Fair value measurements

 

The Fair Value Measurements and Disclosure Topic defines fair value as the exchange price that would be received for an asset or paid to transfer a liability (an exit price) in the principal, or most advantageous market for the asset or liability in an orderly transaction between market participants on the measurement date. The valuation techniques maximize the use of observable inputs and minimize the use of unobservable inputs.

 

The Fair Value Measurements and Disclosure Topic establish a fair value hierarchy, which prioritizes the valuation inputs into three broad levels. These three general valuation techniques that may be used to measure fair value are as follows: Market approach (Level 1) – which uses prices and other relevant information generated by market transactions involving identical or comparable assets or liabilities. Prices may be indicated by pricing guides, sale transactions, market trades, or other sources. Cost approach (Level 2) – which is based on the amount that currently would be required to replace the service capacity of an asset (replacement cost); and the Income approach (Level 3) – which uses valuation techniques to convert future amounts to a single present amount based on current market expectations about the future amounts (including present value techniques, and option-pricing models).

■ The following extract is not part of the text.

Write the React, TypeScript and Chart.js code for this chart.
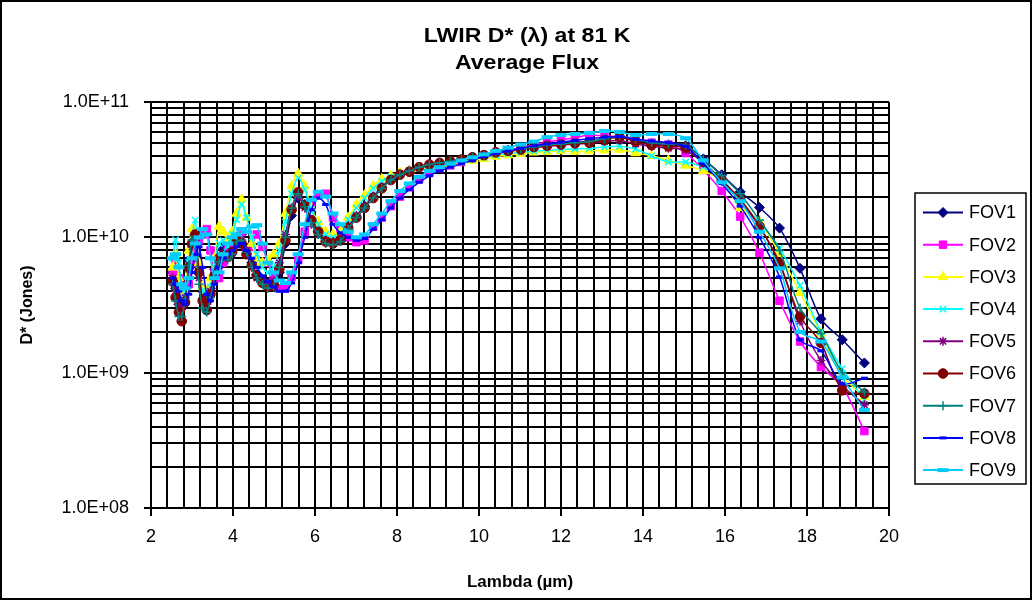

Net present value is an income approach where a stream of expected cash flows is discounted at an appropriate market interest rate.

 

The carrying amounts of cash, cash in attorney trust account, accounts receivable, prepaid expenses and other current assets, accounts payable, customer deposits and other accrued liabilities approximate their fair value due to the short-term nature of these instruments.

 

The fair value of available-for-sale investment securities is based on quoted market prices in active markets.

 

The fair value of the investment in account receivable is based on the net present value of calculated interest and principle payments. The carrying value approximates fair value as interest rates charged are comparable to market rates for similar investments.

 

The fair value of notes receivable are based on the net present value of calculated interest and principle payments. The carrying value approximates fair value as interest rates charged are comparable to market rates for similar notes.

 

The fair value of long-term notes payable is based on the net present value of calculated interest and principle payments. The carrying value of long-term debt approximates fair value due to the fact that the interest rate on the debt is based on market rates.